The next segment of the sermon deals with how a peacemaker should treat others. Certain aspects of this segment become clearer perhaps with a careful reading of the Inspired Version of the Bible (Matt. 7:1–21), which specifies that these instructions concern what disciples should teach others. Significantly, in the Book of Mormon sermon, the instructions are applicable to the Saints as well, as they prepare to enter into the new covenant.
A good summation of this segment appears in what I consider to be its closing statement: “Therefore, all things whatsoever ye would that men should do to you, do ye even so to them, for this is the law and the prophets.” (3 Ne. 14:12.)

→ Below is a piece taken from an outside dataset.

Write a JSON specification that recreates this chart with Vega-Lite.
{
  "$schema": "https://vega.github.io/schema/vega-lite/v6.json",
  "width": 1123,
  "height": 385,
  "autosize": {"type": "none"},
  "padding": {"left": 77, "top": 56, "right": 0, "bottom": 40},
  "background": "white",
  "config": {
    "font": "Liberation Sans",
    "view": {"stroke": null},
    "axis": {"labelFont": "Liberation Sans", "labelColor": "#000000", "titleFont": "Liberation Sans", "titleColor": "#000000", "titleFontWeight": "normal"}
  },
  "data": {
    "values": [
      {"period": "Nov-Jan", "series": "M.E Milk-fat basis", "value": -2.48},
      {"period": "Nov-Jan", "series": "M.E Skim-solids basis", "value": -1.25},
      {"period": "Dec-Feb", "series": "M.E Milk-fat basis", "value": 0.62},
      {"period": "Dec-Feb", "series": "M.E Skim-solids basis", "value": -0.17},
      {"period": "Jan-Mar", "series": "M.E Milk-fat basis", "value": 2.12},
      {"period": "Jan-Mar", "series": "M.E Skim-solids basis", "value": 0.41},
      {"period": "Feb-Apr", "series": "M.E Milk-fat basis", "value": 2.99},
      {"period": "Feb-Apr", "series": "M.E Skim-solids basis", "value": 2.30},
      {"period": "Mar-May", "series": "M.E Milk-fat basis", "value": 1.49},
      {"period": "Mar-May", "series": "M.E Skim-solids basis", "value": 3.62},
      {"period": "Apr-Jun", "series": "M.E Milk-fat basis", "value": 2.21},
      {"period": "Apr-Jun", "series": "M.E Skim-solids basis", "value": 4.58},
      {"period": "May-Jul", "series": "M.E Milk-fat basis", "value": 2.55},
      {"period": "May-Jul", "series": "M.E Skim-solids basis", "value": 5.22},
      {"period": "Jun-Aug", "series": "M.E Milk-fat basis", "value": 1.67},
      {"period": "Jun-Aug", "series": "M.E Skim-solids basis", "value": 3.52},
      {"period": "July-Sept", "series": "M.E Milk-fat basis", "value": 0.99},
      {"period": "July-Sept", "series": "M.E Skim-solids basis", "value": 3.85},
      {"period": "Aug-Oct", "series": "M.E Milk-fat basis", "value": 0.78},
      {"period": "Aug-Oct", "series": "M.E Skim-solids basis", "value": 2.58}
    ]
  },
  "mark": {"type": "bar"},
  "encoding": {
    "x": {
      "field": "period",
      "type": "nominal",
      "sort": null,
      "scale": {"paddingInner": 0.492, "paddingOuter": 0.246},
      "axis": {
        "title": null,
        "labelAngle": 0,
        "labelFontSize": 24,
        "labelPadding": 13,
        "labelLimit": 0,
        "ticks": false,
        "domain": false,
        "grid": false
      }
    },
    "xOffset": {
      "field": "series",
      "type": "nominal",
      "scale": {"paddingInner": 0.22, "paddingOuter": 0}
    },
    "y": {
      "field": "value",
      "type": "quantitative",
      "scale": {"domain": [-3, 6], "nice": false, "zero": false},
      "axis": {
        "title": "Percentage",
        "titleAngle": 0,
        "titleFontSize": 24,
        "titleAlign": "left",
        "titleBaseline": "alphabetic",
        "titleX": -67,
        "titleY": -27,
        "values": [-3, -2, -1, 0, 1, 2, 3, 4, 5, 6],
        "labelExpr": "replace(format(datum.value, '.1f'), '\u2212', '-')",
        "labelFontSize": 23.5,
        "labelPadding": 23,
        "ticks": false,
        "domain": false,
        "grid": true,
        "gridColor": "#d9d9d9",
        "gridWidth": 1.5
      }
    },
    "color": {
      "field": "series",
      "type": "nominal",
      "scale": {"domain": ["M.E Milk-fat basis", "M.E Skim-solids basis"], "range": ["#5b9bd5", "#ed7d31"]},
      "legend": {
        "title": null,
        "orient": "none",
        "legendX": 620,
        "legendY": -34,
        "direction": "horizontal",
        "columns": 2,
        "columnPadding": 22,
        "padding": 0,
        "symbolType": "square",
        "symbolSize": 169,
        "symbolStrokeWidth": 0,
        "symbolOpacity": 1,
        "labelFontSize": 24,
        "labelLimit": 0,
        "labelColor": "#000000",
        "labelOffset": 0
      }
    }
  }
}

Simple advice, yet how often it is overlooked, especially in the context of teaching others the gospel! If we could only keep in mind our own conversion experience and remember how we had to grow from precept to precept, we would be in a much better position to share the gospel with others. The Master instructs his followers not to be impatient with others, yet also warns them not to “cast their pearls” before those who are spiritually incapable of understanding. I assume that he means for us to focus initially on the gospel basics. The advice he gives is to teach prayer first. We should encourage those investigating the gospel to ask of the Master, to seek him, and to knock at his door with their petitions. Only then will they understand the beauties and message of the gospel. Until this contact between man and God is made, the work of the missionaries is of small effect.
Four points have been made in the sermon thus far by the Lord: (1) an invitation to come to him for help, (2) a description of the character demanded of the disciple, (3) the source of strength to aid in achieving this character, and (4) the work of the Christian in sharing the message of the gospel. It is probably no accident that these points parallel the major points of the Beatitudes, the form of the sermon itself reinforcing its message.

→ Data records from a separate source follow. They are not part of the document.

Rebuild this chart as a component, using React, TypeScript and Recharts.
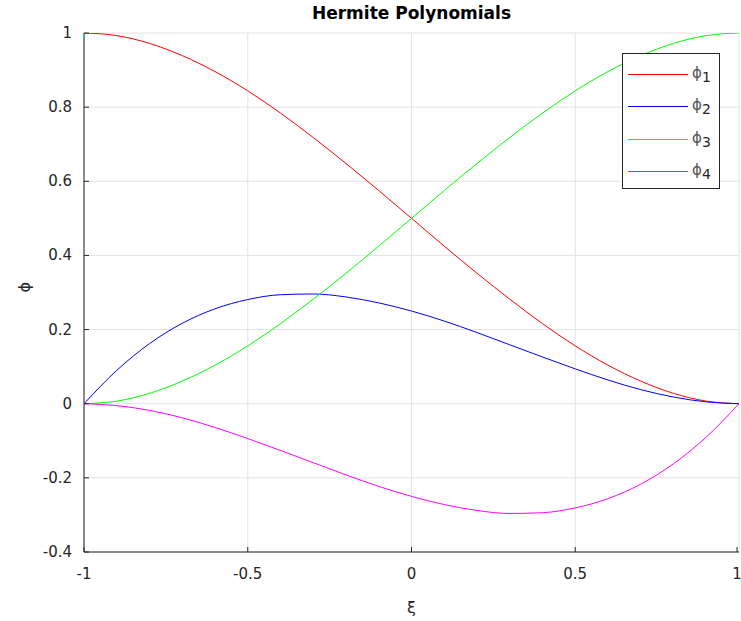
import React from 'react';
import {
  LineChart,
  Line,
  XAxis,
  YAxis,
  CartesianGrid,
  Label
} from 'recharts';

const XI = [-1, -0.9, -0.8, -0.7, -0.6, -0.5, -0.4, -0.3, -0.2, -0.1, 0, 0.1, 0.2, 0.3, 0.4, 0.5, 0.6, 0.7, 0.8, 0.9, 1];
const PHI1 = [1, 0.993, 0.972, 0.939, 0.896, 0.844, 0.784, 0.718, 0.648, 0.575, 0.5, 0.425, 0.352, 0.282, 0.216, 0.156, 0.104, 0.061, 0.028, 0.007, 0];
const PHI2 = [0, 0.09, 0.162, 0.217, 0.256, 0.281, 0.294, 0.296, 0.288, 0.272, 0.25, 0.223, 0.192, 0.159, 0.126, 0.094, 0.064, 0.038, 0.018, 0.005, 0];
const PHI3 = [0, 0.007, 0.028, 0.061, 0.104, 0.156, 0.216, 0.282, 0.352, 0.425, 0.5, 0.575, 0.648, 0.718, 0.784, 0.844, 0.896, 0.939, 0.972, 0.993, 1];
const PHI4 = [0, -0.005, -0.018, -0.038, -0.064, -0.094, -0.126, -0.159, -0.192, -0.223, -0.25, -0.272, -0.288, -0.296, -0.294, -0.281, -0.256, -0.217, -0.162, -0.09, 0];

const X_TICKS = [-1, -0.5, 0, 0.5, 1];
const Y_TICKS = [-0.4, -0.2, 0, 0.2, 0.4, 0.6, 0.8, 1];

const SERIES = [
  { key: 'phi1', sub: '1', color: '#ff0000' },
  { key: 'phi2', sub: '2', color: '#0000ff' },
  { key: 'phi3', sub: '3', color: '#00ff00' },
  { key: 'phi4', sub: '4', color: '#ff00ff' },
];

const data = XI.map((x, i) => ({ x, phi1: PHI1[i], phi2: PHI2[i], phi3: PHI3[i], phi4: PHI4[i] }));

const FONT = '"DejaVu Sans", sans-serif';
const TXT = '#262626';

const XTick = (props: any) => {
  const { x, y, payload } = props;
  return (
    <g>
      <line x1={x} y1={y - 12} x2={x} y2={y - 17} stroke={TXT} />
      <text x={x} y={y + 15} textAnchor="middle" fontSize={15} fill={TXT} fontFamily={FONT}>
        {payload.value}
      </text>
    </g>
  );
};

const YTick = (props: any) => {
  const { x, y, payload } = props;
  return (
    <g>
      <line x1={x + 12} y1={y} x2={x + 17} y2={y} stroke={TXT} />
      <text x={x} y={y + 5} textAnchor="end" fontSize={15} fill={TXT} fontFamily={FONT}>
        {payload.value}
      </text>
    </g>
  );
};

const LegendBox = () => (
  <div style={{ position: 'absolute', left: 622, top: 53, border: '1px solid #262626', background: '#fff', width: 98, height: 136, boxSizing: 'border-box', paddingTop: 4, fontFamily: FONT }}>
    {SERIES.map(s => (
      <div key={s.key} style={{ display: 'flex', alignItems: 'center', height: 32.5 }}>
        <div style={{ width: 60, height: 0, borderTop: `1.2px solid ${s.color}`, marginLeft: 5, marginRight: 4 }} />
        <span style={{ fontSize: 15, color: '#555' }}>
          ϕ<sub style={{ fontSize: 14, color: TXT }}>{s.sub}</sub>
        </span>
      </div>
    ))}
  </div>
);

export default function App() {
  return (
    <div style={{ position: 'absolute', left: 0, top: 0, width: 741, height: 621, background: '#fff' }}>
      <LineChart width={741} height={621} data={data} margin={{ top: 33, right: 2, bottom: 0, left: 0 }}>
        <CartesianGrid stroke="#e3e3e3" strokeWidth={1} />
        <XAxis
          dataKey="x"
          type="number"
          domain={[-1, 1]}
          ticks={X_TICKS}
          height={69}
          stroke={TXT}
          tickLine={false}
          tickSize={0}
          tickMargin={12}
          tick={<XTick />}
          allowDataOverflow
        >
          <Label value="ξ" position="insideBottom" offset={8} style={{ fontSize: 16, fill: TXT, fontFamily: FONT }} />
        </XAxis>
        <YAxis
          type="number"
          domain={[-0.4, 1]}
          ticks={Y_TICKS}
          width={84}
          stroke={TXT}
          tickLine={false}
          tickSize={0}
          tickMargin={12}
          tick={<YTick />}
          allowDataOverflow
        >
          <Label value="ϕ" angle={-90} position="insideLeft" offset={24} style={{ fontSize: 16, fill: TXT, fontFamily: FONT }} />
        </YAxis>
        {SERIES.map(s => (
          <Line
            key={s.key}
            dataKey={s.key}
            type="monotone"
            stroke={s.color}
            strokeWidth={1}
            dot={false}
            isAnimationActive={false}
          />
        ))}
      </LineChart>
      <div style={{ position: 'absolute', left: 84, width: 655, top: 3, textAlign: 'center', fontFamily: FONT, fontWeight: 'bold', fontSize: 17, color: '#000' }}>
        Hermite Polynomials
      </div>
      <LegendBox />
    </div>
  );
}
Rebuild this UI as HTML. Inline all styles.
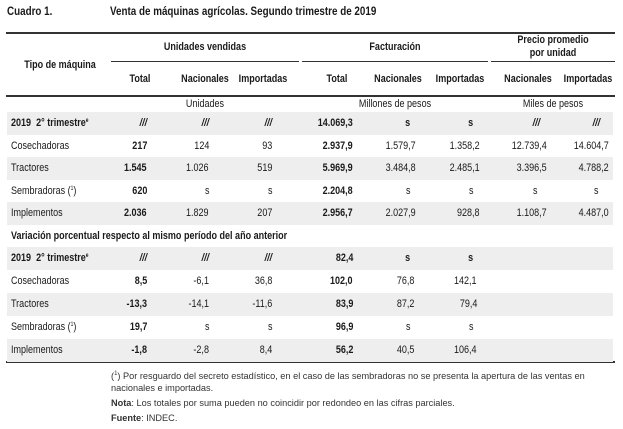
<!DOCTYPE html>
<html><head><meta charset="utf-8"><style>
body{margin:0;width:623px;height:429px;background:#fff;position:relative;overflow:hidden;font-family:"Liberation Sans",Arial,sans-serif;color:#1a1a1a}
.a{position:absolute;white-space:nowrap}
.t{font-size:11px;line-height:12px}
.b{font-weight:bold}
.n{transform:scaleX(.82);transform-origin:right center}
.l{transform:scaleX(.82);transform-origin:left center}
.c{transform:scaleX(.82);transform-origin:center center;text-align:center}
.ln{position:absolute;background:#333}
.row{position:absolute;left:7px;width:606px;height:23px}
.row .a{top:5px}
.g{background:#eeeeee}
.f{font-size:9.2px;line-height:10px;color:#333}
.s{font-size:6px;position:relative;top:-4px;line-height:0}
</style></head><body>
<div class="a t b l" style="left:7px;top:5px;font-size:12px">Cuadro 1.</div>
<div class="a t b l" style="left:110px;top:5px;font-size:12px">Venta de máquinas agrícolas. Segundo trimestre de 2019</div>
<div class="ln" style="left:6px;top:32px;width:609px;height:2px"></div>
<div class="ln" style="left:111px;top:61px;width:188px;height:1px"></div>
<div class="ln" style="left:302px;top:61px;width:186px;height:1px"></div>
<div class="ln" style="left:491px;top:61px;width:124px;height:1px"></div>
<div class="ln" style="left:6px;top:95px;width:609px;height:2px"></div>
<div class="ln" style="left:6px;top:361px;width:609px;height:2px"></div>

<div class="a t b c" style="left:10px;width:100px;top:59px">Tipo de máquina</div>
<div class="a t b c" style="left:111px;width:188px;top:41px">Unidades vendidas</div>
<div class="a t b c" style="left:302px;width:186px;top:41px">Facturación</div>
<div class="a t b c" style="left:491px;width:124px;top:34px">Precio promedio</div>
<div class="a t b c" style="left:491px;width:124px;top:47px">por unidad</div>
<div class="a t b c" style="left:115px;width:50px;top:73px">Total</div>
<div class="a t b c" style="left:175px;width:60px;top:73px">Nacionales</div>
<div class="a t b c" style="left:233px;width:60px;top:73px">Importadas</div>
<div class="a t b c" style="left:312px;width:50px;top:73px">Total</div>
<div class="a t b c" style="left:368px;width:60px;top:73px">Nacionales</div>
<div class="a t b c" style="left:430px;width:60px;top:73px">Importadas</div>
<div class="a t b c" style="left:498px;width:60px;top:73px">Nacionales</div>
<div class="a t b c" style="left:558px;width:60px;top:73px">Importadas</div>
<div class="a t c" style="left:111px;width:188px;top:98px">Unidades</div>
<div class="a t c" style="left:302px;width:186px;top:98px">Millones de pesos</div>
<div class="a t c" style="left:491px;width:124px;top:98px">Miles de pesos</div>

<div class="row g" style="top:112px"><span class="a t b l" style="left:4px">2019&nbsp; 2° trimestre<span class="s">e</span></span><span class="a t b n" style="right:466px"><i>///</i></span><span class="a t b n" style="right:404px"><i>///</i></span><span class="a t b n" style="right:341px"><i>///</i></span><span class="a t b n" style="right:260px">14.069,3</span><span class="a t b n" style="right:203px">s</span><span class="a t b n" style="right:140px">s</span><span class="a t b n" style="right:73px"><i>///</i></span><span class="a t b n" style="right:13px"><i>///</i></span></div>
<div class="row" style="top:135px"><span class="a t l" style="left:4px">Cosechadoras</span><span class="a t b n" style="right:466px">217</span><span class="a t n" style="right:404px">124</span><span class="a t n" style="right:341px">93</span><span class="a t b n" style="right:260px">2.937,9</span><span class="a t n" style="right:197px">1.579,7</span><span class="a t n" style="right:133px">1.358,2</span><span class="a t n" style="right:66px">12.739,4</span><span class="a t n" style="right:4px">14.604,7</span></div>
<div class="row g" style="top:157px"><span class="a t l" style="left:4px">Tractores</span><span class="a t b n" style="right:466px">1.545</span><span class="a t n" style="right:404px">1.026</span><span class="a t n" style="right:341px">519</span><span class="a t b n" style="right:260px">5.969,9</span><span class="a t n" style="right:197px">3.484,8</span><span class="a t n" style="right:133px">2.485,1</span><span class="a t n" style="right:66px">3.396,5</span><span class="a t n" style="right:4px">4.788,2</span></div>
<div class="row" style="top:180px"><span class="a t l" style="left:4px">Sembradoras (<span class="s">1</span>)</span><span class="a t b n" style="right:466px">620</span><span class="a t n" style="right:404px">s</span><span class="a t n" style="right:341px">s</span><span class="a t b n" style="right:260px">2.204,8</span><span class="a t n" style="right:203px">s</span><span class="a t n" style="right:140px">s</span><span class="a t n" style="right:76px">s</span><span class="a t n" style="right:15px">s</span></div>
<div class="row g" style="top:202px"><span class="a t l" style="left:4px">Implementos</span><span class="a t b n" style="right:466px">2.036</span><span class="a t n" style="right:404px">1.829</span><span class="a t n" style="right:341px">207</span><span class="a t b n" style="right:260px">2.956,7</span><span class="a t n" style="right:197px">2.027,9</span><span class="a t n" style="right:133px">928,8</span><span class="a t n" style="right:66px">1.108,7</span><span class="a t n" style="right:4px">4.487,0</span></div>
<div class="a t b l" style="left:11px;top:230px">Variación porcentual respecto al mismo período del año anterior</div>
<div class="row g" style="top:247px"><span class="a t b l" style="left:4px">2019&nbsp; 2° trimestre<span class="s">e</span></span><span class="a t b n" style="right:466px"><i>///</i></span><span class="a t b n" style="right:404px"><i>///</i></span><span class="a t b n" style="right:341px"><i>///</i></span><span class="a t b n" style="right:260px">82,4</span><span class="a t b n" style="right:203px">s</span><span class="a t b n" style="right:140px">s</span></div>
<div class="row" style="top:270px"><span class="a t l" style="left:4px">Cosechadoras</span><span class="a t b n" style="right:466px">8,5</span><span class="a t n" style="right:404px">-6,1</span><span class="a t n" style="right:341px">36,8</span><span class="a t b n" style="right:260px">102,0</span><span class="a t n" style="right:199px">76,8</span><span class="a t n" style="right:136px">142,1</span></div>
<div class="row g" style="top:293px"><span class="a t l" style="left:4px">Tractores</span><span class="a t b n" style="right:466px">-13,3</span><span class="a t n" style="right:404px">-14,1</span><span class="a t n" style="right:341px">-11,6</span><span class="a t b n" style="right:260px">83,9</span><span class="a t n" style="right:199px">87,2</span><span class="a t n" style="right:136px">79,4</span></div>
<div class="row" style="top:316px"><span class="a t l" style="left:4px">Sembradoras (<span class="s">1</span>)</span><span class="a t b n" style="right:466px">19,7</span><span class="a t n" style="right:404px">s</span><span class="a t n" style="right:341px">s</span><span class="a t b n" style="right:260px">96,9</span><span class="a t n" style="right:203px">s</span><span class="a t n" style="right:140px">s</span></div>
<div class="row g" style="top:339px"><span class="a t l" style="left:4px">Implementos</span><span class="a t b n" style="right:466px">-1,8</span><span class="a t n" style="right:404px">-2,8</span><span class="a t n" style="right:341px">8,4</span><span class="a t b n" style="right:260px">56,2</span><span class="a t n" style="right:199px">40,5</span><span class="a t n" style="right:136px">106,4</span></div>

<div class="a f" style="left:111px;top:371px">(<span class="s">1</span>) Por resguardo del secreto estadístico, en el caso de las sembradoras no se presenta la apertura de las ventas en</div>
<div class="a f" style="left:111px;top:383px">nacionales e importadas.</div>
<div class="a f" style="left:111px;top:398px"><b>Nota</b>: Los totales por suma pueden no coincidir por redondeo en las cifras parciales.</div>
<div class="a f" style="left:111px;top:413px"><b>Fuente</b>: INDEC.</div>
</body></html>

The final point made by the Master appears to be a summary statement of sorts, with special emphasis on the urgency of accepting the conditions of the covenant. He begins by inviting those assembled into the “strait gate.” (3 Ne. 14:13.) Note that the word is strait, not straight. Besides the obvious reference to the strictness of the standards for exaltation, this can connote the idea of being bound together tightly. The idea of binding has, for me, overtones of covenant-making and is, at the same time, an invitation away from laxity and ease to the strenuous work of the true disciple.
The point is also made that the role of the disciple is more than just lip-service, more than simply identifying oneself superficially with the Master’s cause. Even those who have succeeded in prophesying, casting out devils, and doing other marvelous works in his name will find themselves outside the kingdom if they have not come to know the Master. (See 3 Ne. 14:21–23.) I assume that this means Church members as well as those outside of the covenant.
Coming to know the Master, which Jesus equated with eternal life (John 17:3), seems to imply far more than just a superficial knowledge about him. It connotes an understanding of him, a union with him through the companionship of his Spirit, an awareness of his goals, his aspirations, and a kinship born of common experience. It implies a total commitment, action as well as understanding. Faith in the Master means doing the works that he would do if he were here, bearing the loads that he would bear, and seeking to shape oneself totally in the mold of the Master.
The Master explained all this to the Nephites before they entered into a covenant relationship with him through baptism at the hands of his ordained servants. Yet the sermon is as relevant today as it was for the Nephite disciples nearly two millennia ago. Like a river of living water, running perpetually, it is a source of comfort and instruction for people of all ages who earnestly desire the Christlike life.